Radical sovereignty, rhetorical borders, and the everyday decolonial praxis of Indigenous peoplehood and Two-Spirit reclamation

Ian Khara Ellasante, Bates College

Abstract

As settler colonialism has forcibly constricted vast expanses of Indigenous lands, criss-crossing them with superimposed borders, it has sought to redraw the boundaries of Indigenous identity by imposing definitions and categories that invariably lead to Indigenous diminishment. Strategic and eliminatory categorization is essential to the settler-colonial imperative. This essay explores settler-colonial exercises of rhetorical imperialism that deploy language, connotation, and categorization to dismantle Indigenous cultural systems.
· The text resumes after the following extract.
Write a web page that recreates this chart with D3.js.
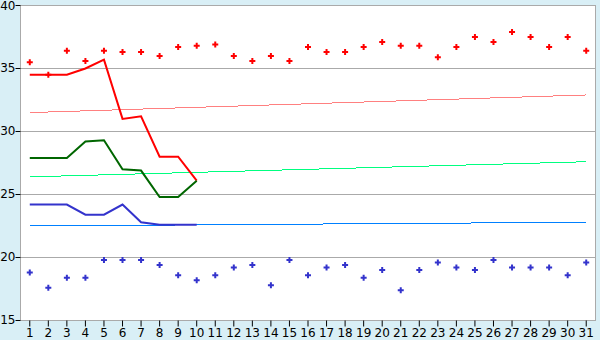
<!DOCTYPE html>
<html>
<head>
<meta charset="utf-8">
<script src="https://cdn.jsdelivr.net/npm/d3@7"></script>
<style>
  html, body { margin: 0; padding: 0; background: #d9eff6; }
  #chart { width: 600px; height: 340px; }
  text { font-family: "DejaVu Sans", Verdana, sans-serif; }
</style>
</head>
<body>
<div id="chart"></div>
<script>
const days = d3.range(1, 32);
const yTicks = [15, 20, 25, 30, 35, 40];

// daily max / min markers
const highs = [35.5, 34.5, 36.4, 35.6, 36.4, 36.3, 36.3, 36.0, 36.7, 36.8,
  36.9, 36.0, 35.6, 36.0, 35.6, 36.7, 36.3, 36.3, 36.7, 37.1,
  36.8, 36.8, 35.9, 36.7, 37.5, 37.1, 37.9, 37.5, 36.7, 37.5, 36.4];
const lows = [18.8, 17.6, 18.4, 18.4, 19.8, 19.8, 19.8, 19.4, 18.6, 18.2,
  18.6, 19.2, 19.4, 17.8, 19.8, 18.6, 19.2, 19.4, 18.4, 19.0,
  17.4, 19.0, 19.6, 19.2, 19.0, 19.8, 19.2, 19.2, 19.2, 18.6, 19.6];

// measured lines, days 1-10
const redLine = [34.5, 34.5, 34.5, 35.0, 35.7, 31.0, 31.2, 28.0, 28.0, 26.1];
const greenLine = [27.9, 27.9, 27.9, 29.2, 29.3, 27.0, 26.9, 24.8, 24.8, 26.1];
const blueLine = [24.2, 24.2, 24.2, 23.4, 23.4, 24.2, 22.8, 22.6, 22.6, 22.6];

// reference lines: value at day 1 and day 31
const redRef = [31.5, 32.9];
const greenRef = [26.4, 27.6];
const blueRef = [22.5, 22.8];

const W = 600, H = 340;
const margin = { top: 5, right: 5, bottom: 20, left: 20 };
const innerW = W - margin.left - margin.right;
const innerH = H - margin.top - margin.bottom;

const svg = d3.select("#chart").append("svg")
  .attr("width", W).attr("height", H);

const g = svg.append("g")
  .attr("transform", `translate(${margin.left + 0.5},${margin.top + 0.5})`);

const x = d3.scaleBand().domain(days).range([0, innerW]);
const cx = d => x(d) + x.bandwidth() / 2;
const y = d3.scaleLinear().domain([15, 40]).range([innerH, 0]);

g.append("rect")
  .attr("width", innerW).attr("height", innerH)
  .attr("fill", "#fff");

// grid
g.selectAll("line.grid")
  .data(yTicks.slice(1))
  .join("line")
  .attr("class", "grid")
  .attr("x1", 0).attr("x2", innerW)
  .attr("y1", d => Math.round(y(d))).attr("y2", d => Math.round(y(d)))
  .attr("stroke", "#aaa");

// frame
g.append("rect")
  .attr("width", innerW).attr("height", innerH)
  .attr("fill", "none").attr("stroke", "#aaa");

// axes
const xAxis = g.append("g")
  .attr("transform", `translate(0,${innerH})`)
  .call(d3.axisBottom(x).tickSize(6).tickSizeOuter(0));
xAxis.select(".domain").remove();
xAxis.selectAll("text").attr("dy", "0.95em").style("font-size", "12px").attr("y", 5);
xAxis.selectAll("line").attr("stroke", "#000");

const yAxis = g.append("g")
  .call(d3.axisLeft(y).tickValues(yTicks).tickSize(5).tickSizeOuter(0));
yAxis.select(".domain").remove();
yAxis.selectAll("text").style("font-size", "12px").attr("x", -5)
  .attr("y", d => d === 40 ? 1 : 0);
yAxis.selectAll(".tick").attr("transform", d => `translate(0,${Math.round(y(d))})`);

// reference lines
const refLine = d3.line()
  .x((d, i) => cx(i === 0 ? 1 : 31))
  .y(d => y(d));
[[redRef, "#ff8080"], [greenRef, "#00ff80"], [blueRef, "#0080ff"]].forEach(([data, c]) => {
  g.append("path")
    .attr("d", refLine(data))
    .attr("fill", "none")
    .attr("stroke", c)
    .attr("stroke-width", 1)
    .attr("shape-rendering", "crispEdges");
});

// measured lines
const line = d3.line().x((d, i) => cx(i + 1)).y(d => y(d));
[[redLine, "#ff0000"], [greenLine, "#006600"], [blueLine, "#3333cc"]].forEach(([data, c]) => {
  g.append("path")
    .attr("d", line(data))
    .attr("fill", "none")
    .attr("stroke", c)
    .attr("stroke-width", 2);
});

// markers
const sym = d3.symbol().type(d3.symbolCross).size(20);
g.selectAll("path.high")
  .data(highs)
  .join("path")
  .attr("class", "high")
  .attr("d", sym)
  .attr("transform", (d, i) => `translate(${cx(i + 1)},${y(d)})`)
  .attr("fill", "#ff0000");

g.selectAll("path.low")
  .data(lows)
  .join("path")
  .attr("class", "low")
  .attr("d", sym)
  .attr("transform", (d, i) => `translate(${cx(i + 1)},${y(d)})`)
  .attr("fill", "#3333cc");
</script>
</body>
</html>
The author discusses the political stake in who is designated Indigenous, the drive to remake Indigenous nations in the image of the settler-state, the enforcement of cis-heteropatriarchal capitalist norms, and assimilationist strategies aiming to disrupt Indigenous formations of gender and kinship. The author argues that Indigenous assertions of peoplehood as a definitional and unifying framework and Two-Spirit as a self-identifier are acts of resistance that they term “oppositional identification” and “contrast mechanisms.” They are exercises of rhetorical and radical sovereignty, tantamount to everyday decolonization.